_Dataset content_:
#####

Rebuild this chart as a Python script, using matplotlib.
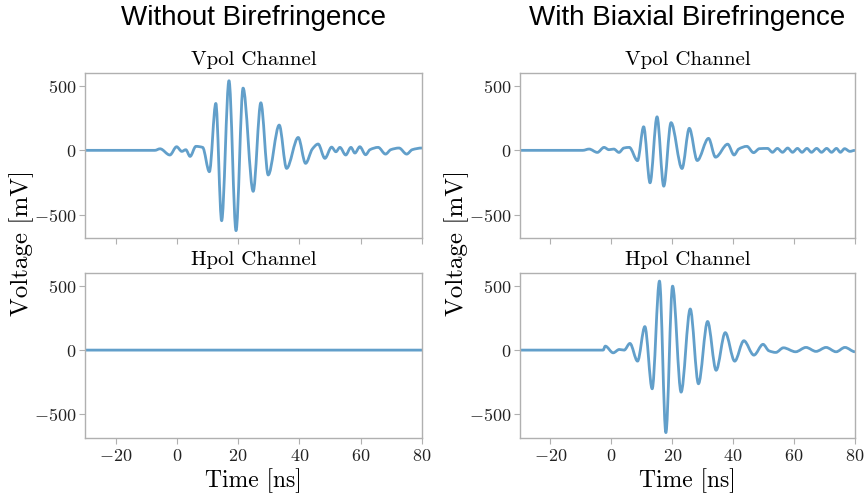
import matplotlib
matplotlib.use("Agg")
import matplotlib.pyplot as plt
from matplotlib.path import Path
from matplotlib.patches import PathPatch
import numpy as np

# ---------------- data ----------------
# Without birefringence, Vpol channel
t_vpol_nobi = [-30, -7.2, -5.5, -2.3, -0.1, 1.6, 2.9, 4.3, 6.2, 8.4, 10.6, 12.7, 14.6,
               17.0, 19.3, 21.6, 24.9, 27.4, 29.8, 33.4, 35.8, 39.6, 42.0, 44.2, 46.1,
               48.3, 50.5, 51.9, 53.2, 55.1, 56.8, 58.1, 59.7, 61.6, 63.0, 65.7, 68.1,
               69.8, 72.5, 75.0, 76.8, 80]
v_vpol_nobi = [0, 0, 12, -36, 28, -8, 5, -47, 31, 23, -166, 364, -546,
               540, -623, 483, -318, 369, -191, 196, -140, 100, -101, 10, 49,
               -62, 25, -11, 23, -36, 23, -21, 28, -34, 5, 23, -29,
               5, 18, -29, 5, 18]

# Without birefringence, Hpol channel (flat)
t_hpol_nobi = [-30, 80]
v_hpol_nobi = [0, 0]

# With biaxial birefringence, Vpol channel
t_vpol_bi = [-30, -9.4, -7.3, -4.6, -2.4, -0.8, 0.8, 2.5, 4.1, 5.9, 8.6, 10.6, 12.7,
             15.0, 17.2, 19.6, 23.2, 25.6, 28.2, 31.9, 34.2, 38.2, 40.3, 41.8, 44.5,
             46.7, 48.6, 51.3, 52.9, 54.5, 56.2, 57.9, 59.5, 61.1, 62.6, 64.2, 65.7,
             67.4, 69.0, 70.7, 72.3, 73.9, 75.2, 76.6, 78.3, 80]
v_vpol_bi = [0, 0, 10, -16, 23, 5, 10, -16, 18, 23, -80, 183, -252,
             260, -278, 215, -141, 171, -79, 93, -53, 48, -36, 10, 31,
             -18, 13, 15, -15, 15, -15, 18, -15, 15, -15, 15, -15,
             15, -15, 15, -15, 15, -15, 13, -8, 0]

# With biaxial birefringence, Hpol channel
t_hpol_bi = [-30, -2.7, -2.0, 0.6, 2.6, 4.2, 6.1, 8.6, 11.0, 13.4, 15.8, 17.9, 20.1,
             22.9, 25.9, 28.6, 31.6, 34.4, 37.4, 40.5, 43.5, 46.8, 49.8, 51.7, 54.0,
             56.5, 60.5, 63.9, 67.2, 70.5, 73.8, 76.7, 80]
v_hpol_bi = [0, 0, 31, -21, 5, 0, 52, -86, 183, -301, 537, -642, 498,
             -327, 320, -262, 223, -157, 136, -86, 73, -39, 45, -5, -18,
             18, -13, 21, -10, 21, -13, 21, -13]

column_titles = ["Without Birefringence", "With Biaxial Birefringence"]
row_titles = ["Vpol Channel", "Hpol Channel"]
x_ticks = [-20, 0, 20, 40, 60, 80]
y_ticks = [-500, 0, 500]

# ---------------- style ----------------
plt.rcParams['font.family'] = 'serif'
plt.rcParams['font.serif'] = ['cmr10']
plt.rcParams['mathtext.fontset'] = 'cm'
plt.rcParams['axes.formatter.use_mathtext'] = True
plt.rcParams['axes.unicode_minus'] = True

W, H = 865, 498
fig = plt.figure(figsize=(W / 100, H / 100), dpi=100)


def frac_rect(x0, y0, x1, y1):
    return [x0 / W, 1 - y1 / H, (x1 - x0) / W, (y1 - y0) / H]


def smooth_path(t, v):
    """Smooth (monotone cubic Bezier) line through the read points."""
    t = np.asarray(t, float)
    v = np.asarray(v, float)
    n = len(t)
    h = np.diff(t)
    d = np.diff(v) / h
    m = np.zeros(n)
    for i in range(1, n - 1):
        if d[i - 1] * d[i] > 0:
            w1 = 2 * h[i] + h[i - 1]
            w2 = h[i] + 2 * h[i - 1]
            m[i] = (w1 + w2) / (w1 / d[i - 1] + w2 / d[i])
    verts = [(t[0], v[0])]
    codes = [Path.MOVETO]
    for i in range(n - 1):
        verts += [(t[i] + h[i] / 3, v[i] + m[i] * h[i] / 3),
                  (t[i + 1] - h[i] / 3, v[i + 1] - m[i + 1] * h[i] / 3),
                  (t[i + 1], v[i + 1])]
        codes += [Path.CURVE4] * 3
    return Path(verts, codes)


col_x = [(85, 422), (520, 855)]
row_y = [(73, 238), (273, 437.5)]

data = [[(t_vpol_nobi, v_vpol_nobi), (t_hpol_nobi, v_hpol_nobi)],
        [(t_vpol_bi, v_vpol_bi), (t_hpol_bi, v_hpol_bi)]]

spine_col = '#b0b0b0'
line_col = '#1f77b4'

for c in range(2):
    for r in range(2):
        ax = fig.add_axes(frac_rect(col_x[c][0], row_y[r][0], col_x[c][1], row_y[r][1]))
        t, v = data[c][r]
        ax.add_patch(PathPatch(smooth_path(t, v), facecolor='none', edgecolor=line_col,
                               alpha=0.7, lw=2.0, joinstyle='round', capstyle='butt'))
        ax.set_xlim(-30, 80)
        ax.set_ylim(-680, 600)
        ax.set_xticks(x_ticks)
        ax.set_yticks(y_ticks)
        for s in ax.spines.values():
            s.set_color(spine_col)
            s.set_linewidth(1.0)
        ax.tick_params(colors=spine_col, labelcolor='#222222', labelsize=13,
                       length=4, width=0.8)
        ax.tick_params(axis='y', pad=2.5)
        if r == 0:
            ax.tick_params(labelbottom=False)
        else:
            ax.set_xlabel('Time [ns]', fontsize=17, labelpad=3)
        ax.set_title(row_titles[r], fontsize=15, pad=6)

    xc = (col_x[c][0] + col_x[c][1]) / 2 / W
    fig.text(xc, 1 - 18 / H, column_titles[c], ha='center', va='center',
             fontsize=20, family='Liberation Sans')
    yl_x = [22, 457][c]
    fig.text(yl_x / W, 1 - 243 / H, 'Voltage [mV]', rotation=90,
             ha='center', va='center', fontsize=18)

fig.savefig('out.png', dpi=100)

#####

_Task requirements_: Write the listing out a second time exactly, dropping all images.

_The response_:
Rebuild this chart as a Python script, using matplotlib.
import matplotlib
matplotlib.use("Agg")
import matplotlib.pyplot as plt
from matplotlib.path import Path
from matplotlib.patches import PathPatch
import numpy as np

# ---------------- data ----------------
# Without birefringence, Vpol channel
t_vpol_nobi = [-30, -7.2, -5.5, -2.3, -0.1, 1.6, 2.9, 4.3, 6.2, 8.4, 10.6, 12.7, 14.6,
               17.0, 19.3, 21.6, 24.9, 27.4, 29.8, 33.4, 35.8, 39.6, 42.0, 44.2, 46.1,
               48.3, 50.5, 51.9, 53.2, 55.1, 56.8, 58.1, 59.7, 61.6, 63.0, 65.7, 68.1,
               69.8, 72.5, 75.0, 76.8, 80]
v_vpol_nobi = [0, 0, 12, -36, 28, -8, 5, -47, 31, 23, -166, 364, -546,
               540, -623, 483, -318, 369, -191, 196, -140, 100, -101, 10, 49,
               -62, 25, -11, 23, -36, 23, -21, 28, -34, 5, 23, -29,
               5, 18, -29, 5, 18]

# Without birefringence, Hpol channel (flat)
t_hpol_nobi = [-30, 80]
v_hpol_nobi = [0, 0]

# With biaxial birefringence, Vpol channel
t_vpol_bi = [-30, -9.4, -7.3, -4.6, -2.4, -0.8, 0.8, 2.5, 4.1, 5.9, 8.6, 10.6, 12.7,
             15.0, 17.2, 19.6, 23.2, 25.6, 28.2, 31.9, 34.2, 38.2, 40.3, 41.8, 44.5,
             46.7, 48.6, 51.3, 52.9, 54.5, 56.2, 57.9, 59.5, 61.1, 62.6, 64.2, 65.7,
             67.4, 69.0, 70.7, 72.3, 73.9, 75.2, 76.6, 78.3, 80]
v_vpol_bi = [0, 0, 10, -16, 23, 5, 10, -16, 18, 23, -80, 183, -252,
             260, -278, 215, -141, 171, -79, 93, -53, 48, -36, 10, 31,
             -18, 13, 15, -15, 15, -15, 18, -15, 15, -15, 15, -15,
             15, -15, 15, -15, 15, -15, 13, -8, 0]

# With biaxial birefringence, Hpol channel
t_hpol_bi = [-30, -2.7, -2.0, 0.6, 2.6, 4.2, 6.1, 8.6, 11.0, 13.4, 15.8, 17.9, 20.1,
             22.9, 25.9, 28.6, 31.6, 34.4, 37.4, 40.5, 43.5, 46.8, 49.8, 51.7, 54.0,
             56.5, 60.5, 63.9, 67.2, 70.5, 73.8, 76.7, 80]
v_hpol_bi = [0, 0, 31, -21, 5, 0, 52, -86, 183, -301, 537, -642, 498,
             -327, 320, -262, 223, -157, 136, -86, 73, -39, 45, -5, -18,
             18, -13, 21, -10, 21, -13, 21, -13]

column_titles = ["Without Birefringence", "With Biaxial Birefringence"]
row_titles = ["Vpol Channel", "Hpol Channel"]
x_ticks = [-20, 0, 20, 40, 60, 80]
y_ticks = [-500, 0, 500]

# ---------------- style ----------------
plt.rcParams['font.family'] = 'serif'
plt.rcParams['font.serif'] = ['cmr10']
plt.rcParams['mathtext.fontset'] = 'cm'
plt.rcParams['axes.formatter.use_mathtext'] = True
plt.rcParams['axes.unicode_minus'] = True

W, H = 865, 498
fig = plt.figure(figsize=(W / 100, H / 100), dpi=100)


def frac_rect(x0, y0, x1, y1):
    return [x0 / W, 1 - y1 / H, (x1 - x0) / W, (y1 - y0) / H]


def smooth_path(t, v):
    """Smooth (monotone cubic Bezier) line through the read points."""
    t = np.asarray(t, float)
    v = np.asarray(v, float)
    n = len(t)
    h = np.diff(t)
    d = np.diff(v) / h
    m = np.zeros(n)
    for i in range(1, n - 1):
        if d[i - 1] * d[i] > 0:
            w1 = 2 * h[i] + h[i - 1]
            w2 = h[i] + 2 * h[i - 1]
            m[i] = (w1 + w2) / (w1 / d[i - 1] + w2 / d[i])
    verts = [(t[0], v[0])]
    codes = [Path.MOVETO]
    for i in range(n - 1):
        verts += [(t[i] + h[i] / 3, v[i] + m[i] * h[i] / 3),
                  (t[i + 1] - h[i] / 3, v[i + 1] - m[i + 1] * h[i] / 3),
                  (t[i + 1], v[i + 1])]
        codes += [Path.CURVE4] * 3
    return Path(verts, codes)


col_x = [(85, 422), (520, 855)]
row_y = [(73, 238), (273, 437.5)]

data = [[(t_vpol_nobi, v_vpol_nobi), (t_hpol_nobi, v_hpol_nobi)],
        [(t_vpol_bi, v_vpol_bi), (t_hpol_bi, v_hpol_bi)]]

spine_col = '#b0b0b0'
line_col = '#1f77b4'

for c in range(2):
    for r in range(2):
        ax = fig.add_axes(frac_rect(col_x[c][0], row_y[r][0], col_x[c][1], row_y[r][1]))
        t, v = data[c][r]
        ax.add_patch(PathPatch(smooth_path(t, v), facecolor='none', edgecolor=line_col,
                               alpha=0.7, lw=2.0, joinstyle='round', capstyle='butt'))
        ax.set_xlim(-30, 80)
        ax.set_ylim(-680, 600)
        ax.set_xticks(x_ticks)
        ax.set_yticks(y_ticks)
        for s in ax.spines.values():
            s.set_color(spine_col)
            s.set_linewidth(1.0)
        ax.tick_params(colors=spine_col, labelcolor='#222222', labelsize=13,
                       length=4, width=0.8)
        ax.tick_params(axis='y', pad=2.5)
        if r == 0:
            ax.tick_params(labelbottom=False)
        else:
            ax.set_xlabel('Time [ns]', fontsize=17, labelpad=3)
        ax.set_title(row_titles[r], fontsize=15, pad=6)

    xc = (col_x[c][0] + col_x[c][1]) / 2 / W
    fig.text(xc, 1 - 18 / H, column_titles[c], ha='center', va='center',
             fontsize=20, family='Liberation Sans')
    yl_x = [22, 457][c]
    fig.text(yl_x / W, 1 - 243 / H, 'Voltage [mV]', rotation=90,
             ha='center', va='center', fontsize=18)

fig.savefig('out.png', dpi=100)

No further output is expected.